Senator napisał(a):Mi osobiście wiatraki nie przeszkadzają, mam 5szt w odległości 1-2km od domu, i kolejne 4szt w odległości 4-5km. Śmieszą mnie ludzie twierdzący że nie mogą przez nie spać, mają nerwice i kij wie co jeszcze, przed budową tych wiatraków już na wsi było słychać ploty starych bab że hałasują im wiatraki oddalone o te 4-5km bo stały rok wcześniej niż te bliższe, niezły był ubaw Na podwórku jeszcze nie słyszałem odgłosu wiatraków być może dlatego że obecny jest cały czas a nasila się po deszczu szum pochodzący od oddalonej w przeciwnym kierunku o 1,5km autostrady, ale nie jest źle trzeba się wsłuchać. Jeśli umowa jest ok, a warto ją jeszcze dać do sprawdzenia jakiejś "mądrej głowie", to nie widzę przeszkód zwłaszcza jak mają stać 4km od domu
Maksymilian napisał(a):wiatrak-2 MW. w momencie podpisania wstępnej umowy 2 tys. jednorazowo. W momencie wjazdu na pole 25 tys/rok. jak juz wiatrak zacznie się kręcić 50tys/rok
umowa na lat 30. z możliwością przedłużenia. Jeżeli w trakcie trwania umowy wiatr "przestanie" wiać i przestanie być to opłacalne, w umowie, jest napisane, że na koszt dzierżawcy jest on usuwany. a miejsce po wiatraku, ma zostać przywrócone do poprzedniego stanu.
Maksymilian napisał(a):Jesteś włścicielem tych wiatraków? podpisałeś umowę?
andrzej2110 napisał(a): Mam 3 wiatraki około 850m w lini prostej od domu. Gdy wiatr jest prosto w podwórko czasami słychać. Ci co mieszkają bliżej częściej je słyszą. Jak się podjedzie blisko wiatraków to zawsze słychać nie ważne z której strony wiatr wieje.
Maksymilian napisał(a):Witam
Jakieś trzy miesiące temu, zaproponowano mi postawienie na moim polu wiatrak.
ma on się znajdować 2 km od terenów zabudowanych, ok 2 km od lasu. od mojego domu ok 4 km.
ziemia, na której ma stać, to same piachy. gość który przyszedł rozmawiać wyglądał na całkiem konkretnego człowieka.
Umowa została sprawdzona przez prawnika.

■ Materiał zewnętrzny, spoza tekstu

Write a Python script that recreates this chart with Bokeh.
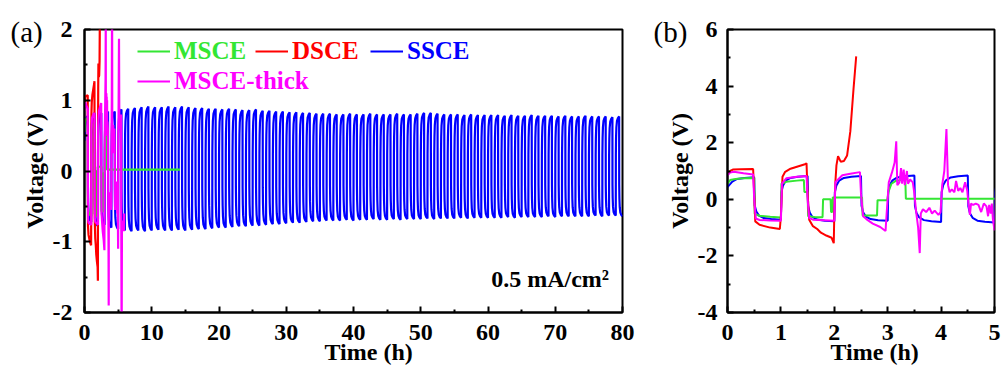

Według niego, jest ona korzystna dla oby dwu stron.
Nie wiem, za bardzo co mam o tym myśleć.
Maksymilian napisał(a):Teraz mam problem, otóż ziemia, na której maja stanąć jest moich rodziców- jeszcze jej na mnie nie przepisali. problem, polega na tym, że umowę przedwstępną podpisali bez mojej wiedzy, nie mogłem ani tego sprawdzić, specjalnie się tym nie interesowałem, byli u jakiegoś prawnika, pojęcia nie mam u którego. w dalszym ciągu nie wiem, jak to będzie wyglądało po 30 latach, czy mają prawo (przez zasiedzenie) do moich już w tedy ziem, bez mojego pozwolenia? a co jeśli firma zbankrutuje, a przejmie ją inna? co z samym przepisaniem ziemi na mnie?
Vader napisał(a):Ale oni mają już pozwolenia czy dopiero się szykują do tego? Jak 600 metrów to trochę nie bardzo. Zależy też z której strony go będziesz miał. Jeżeli od wietrznej to niektórzy się skarżą, że świst słychać, że nie jest to głośnie tylko denerwujące trochę. Co do sadów, inwestor nie może Ci tego zabronić. Może to zrobić jedynie w formie planu zagospodarowania przestrzennego w którym zabroni sadzenia drzew w pobliżu wiatraka. Ale jeżeli sad został założony dużo wcześniej to nie mogą kazać Ci go zniszczyć bo jest coś takiego w polskim prawie jak prawa nabyte. A co do kabla, z inwestorem możesz wynegocjować płacenia corocznej służebności np. 1000 złotych plus waloryzacja na poziomie inflacji, w razie awarii naprawienie szkód za wykopy(jakaś stawka razy m2) ale to prawie niemożliwe żeby kabel pod ziemią uległ awari. Do tego dodaj z 5 tys jednorazowego odzskodowania. Sumy jakie podałem to są przykładowe więc do serca ich sobie nie bierz.